SR20DET swap - I guess this is the most straight forward swap but I kind of feel that if I'm going to the trouble of swapping the engine out, maybe it's not a big enough change? However, does it make a big difference over the CA18DET? Is it much more flexible / torquey, or is it so popular because there are so many tuning parts available?


Suspension
To drift or not to drift: I want to lose the understeery nature of the S13 and am quite happy with relatively tail-happy cars. However, I'm not sure on fitting something like, say, a Tien Superstreet set up or the equivalent Tien drift set up. Just using Tien as an example by the way. I like the idea of it being a handy drift car, but if I go for drift suspension will it become an undrivable, spinning nightmare on the road? Does anyone have experience of both setups driven on the road / (non drift) track? What's the difference in feel / drivability / controlability / adjustability etc?
I know Tein's the kit to be seen with, but does anyone have a view on what's the most effective kit to go with?

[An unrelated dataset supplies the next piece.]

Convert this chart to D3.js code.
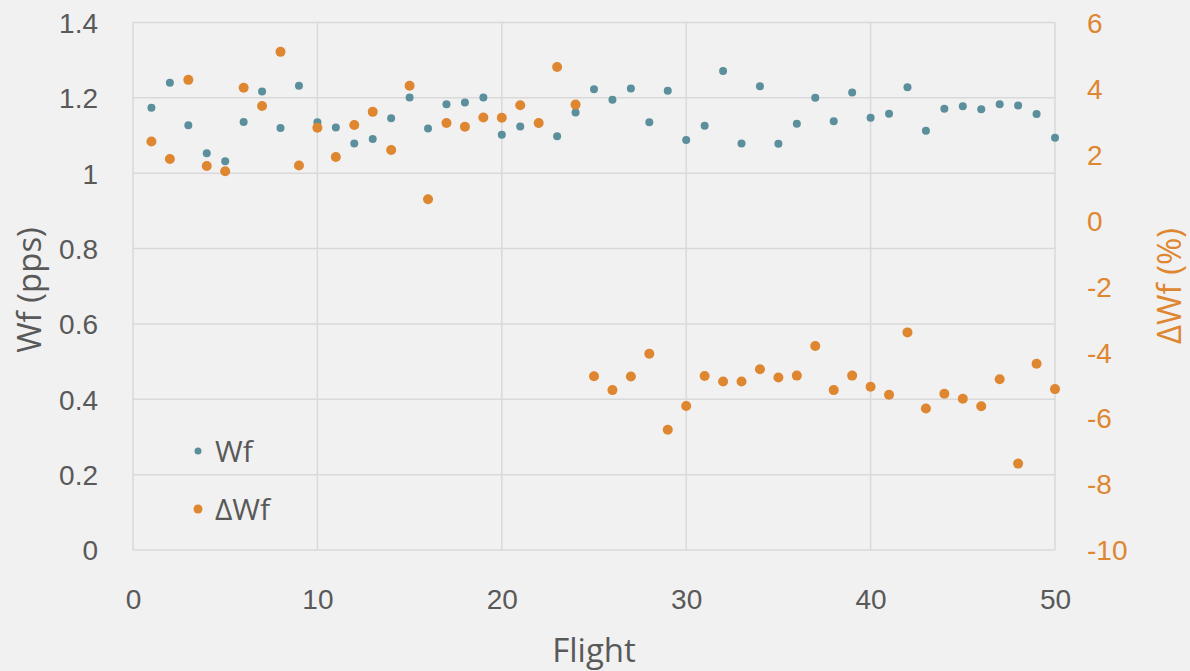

5-stud conversion - I see these being very popular. Again, how come? Is it just to get access to a greater choice of wheels - eg S14 / Skyline kit etc? Or, is there more to it - eg do you swap out hubs / complete (more effective) brake setups etc from S14s / Z32s / Skylines etc when doing the conversion?
Once done, what's the proper wheel offset for something like S14 / Z32s 5-stud hubs in an S13? It'd be great to get some Rays / Volks Skyline wheels on there, but is that a no go?

Drivetrain 
Thinking about swapping the diff out for a mechanical 2-way LSD. I believe this will make it more snappy (but controllable when sideways). However, again, does anyone have any experience to pass on of using a 2 way diff on the road / non-drift track? Does it work or does it make the car too unforgiving to enjoy?

Body / Interior
I'd quite like to stick a cage in there, but can only seem to find one made by Cusco. Is this really the only maker of a cage for the S13?

Seats - the standard seats are bl**dy awful. I quite fancy swapping them out for Impreza turbo / WRX seats (original shape). However, I'm aware that there's virtually no room under the current seats and they're a bit too high already. Does anyone have any experience of swappingin Scooby or equivalent seats? Does it work well? Can you get them low enough (ie lower than the standard ones) - if so, how do you do it?

Does anyone know where to get good, second hand Silvia front-end body panels in the UK with which to do a sil80 conversion?

Thanks alot in advance. I know there are a huge amount of questions above , but if folk can help with any of them that'd be greatly appreciated.


----------